Yelp, one of Google’s most enduring critics, got to share its grievances with senators on the Antitrust Subcommittee on Tuesday, reported CNBC.
At a hearing dedicated to “Examining Self-Preferencing by Digital Platforms,” Luther Lowe, Yelp’s senior vice president of public policy, laid out the company’s long-standing claims against Google. Yelp, which delivers local search results for consumers looking for restaurants or other businesses, has persistently complained that Google favors its own products and services in search, often at the expense to consumers in terms of quality.
Now, Yelp isn’t the only one paying attention. Regulators and lawmakers across the political spectrum are raising concerns about the power Big Tech companies wield over competitors who also rely on their services. Tuesday’s hearing was another demonstration that Yelp’s complaints are finally resonating in the U.S. as lawmakers introduce new policies and ramp up oversight.

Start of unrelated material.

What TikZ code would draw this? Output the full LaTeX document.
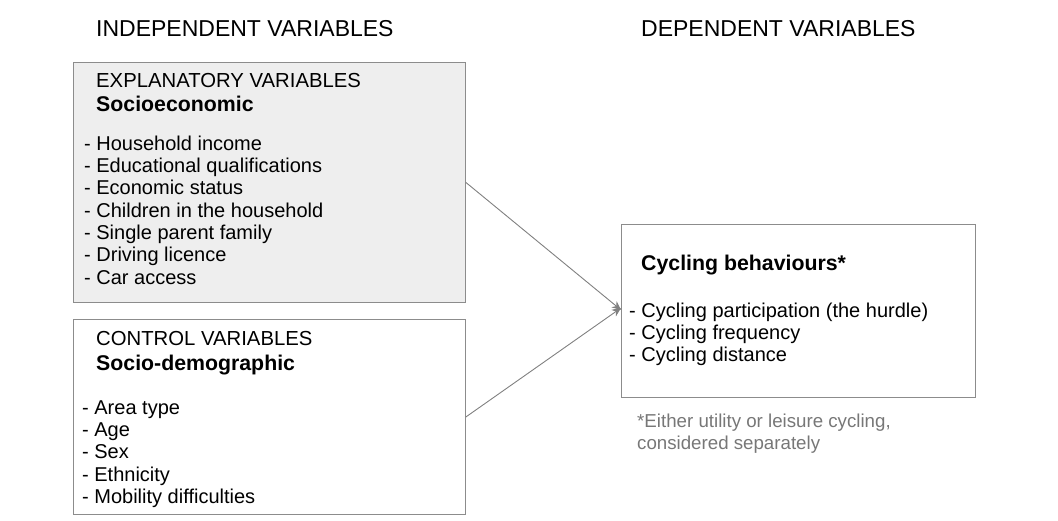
\documentclass[tikz,border=0pt]{standalone}
\usepackage{fontspec}
\setmainfont{Liberation Sans}
\usetikzlibrary{arrows.meta}
\definecolor{boxline}{HTML}{8C8C8C}
\definecolor{boxfill}{HTML}{EEEEEE}
\definecolor{arrowc}{HTML}{808080}
\definecolor{notec}{HTML}{777777}
\newcommand{\hd}[1]{{\fontsize{21.3}{24}\selectfont\bfseries #1}}
\begin{document}
\begin{tikzpicture}[x=1pt,y=-1pt,
  box/.style={draw=boxline,line width=0.9pt,inner sep=0pt,anchor=north west},
  txt/.style={anchor=base west,align=left,inner sep=0pt,font=\fontsize{20}{22.35}\selectfont},
  ttl/.style={anchor=base west,inner sep=0pt,font=\fontsize{23}{26}\selectfont},
  conn/.style={draw=arrowc,line width=0.9pt,-{Stealth[length=9pt,width=8pt]}}]
\useasboundingbox (0,0) rectangle (1058,520);
\node[ttl] (tind) at (96,36) {INDEPENDENT VARIABLES};
\node[ttl] (tdep) at (641,36) {DEPENDENT VARIABLES};
% box 1
\node[box,fill=boxfill,minimum width=392pt,minimum height=240pt] (b1) at (73,62) {};
\node[txt,font=\fontsize{20.3}{24}\selectfont] (h1) at (96,111) {EXPLANATORY VARIABLES\\\hd{Socioeconomic}};
\node[txt] (l1) at (84,284.1) {- Household income\\- Educational qualifications\\- Economic status\\- Children in the household\\- Single parent family\\- Driving licence\\- Car access};
% box 2
\node[box,minimum width=392pt,minimum height=195pt] (b2) at (73,319) {};
\node[txt,font=\fontsize{20.3}{25}\selectfont] (h2) at (96,370) {CONTROL VARIABLES\\\hd{Socio-demographic}};
\node[txt] (l2) at (82,503.4) {- Area type\\- Age\\- Sex\\- Ethnicity\\- Mobility difficulties};
% box 3
\node[box,minimum width=354pt,minimum height=173pt] (b3) at (621,224) {};
\node[txt] (h3) at (641,270) {\hd{Cycling behaviours*}};
\node[txt] (l3) at (629,361.7) {- Cycling participation (the hurdle)\\- Cycling frequency\\- Cycling distance};
\node[txt,text=notec,font=\fontsize{18.7}{22}\selectfont] (note) at (637,449) {*Either utility or leisure cycling,\\considered separately};
% connectors
\draw[conn] (b1.east) -- ([yshift=1pt]b3.west);
\draw[conn] (b2.east) -- ([yshift=3pt]b3.west);
\end{tikzpicture}
\end{document}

Google didn’t always try to stifle competition, according to Lowe, who acknowledged co-founder Larry Page’s 2004 claimthat, “We want to get you out of Google and to the right place as fast as possible.” But Lowe said Google’s approach later shifted from this model around 2007 when it added answer boxes or “OneBoxes” that surfaced what Google seemed to determine would be the most relevant result for a user.
Because Google displayed the answer boxes at the top of search results, Lowe argued in his prepared testimony, “it had conditioned consumers to expect for the best or most relevant results from around the web — even though they no longer were. By doing so, Google physically demoted non-Google results even if they contained information with higher quality scores than the information Google.” Some of those non-Google results included Yelp, which Lowe said gets about 80% of its web traffic from Google.
“We build Google Search for our users,” a Google spokesperson said in an emailed statement. “People want quick access to information and we’re constantly improving Search to help people easily find what they’re looking for, whether it’s information on a web page, directions on a map, products for sale or a translation.”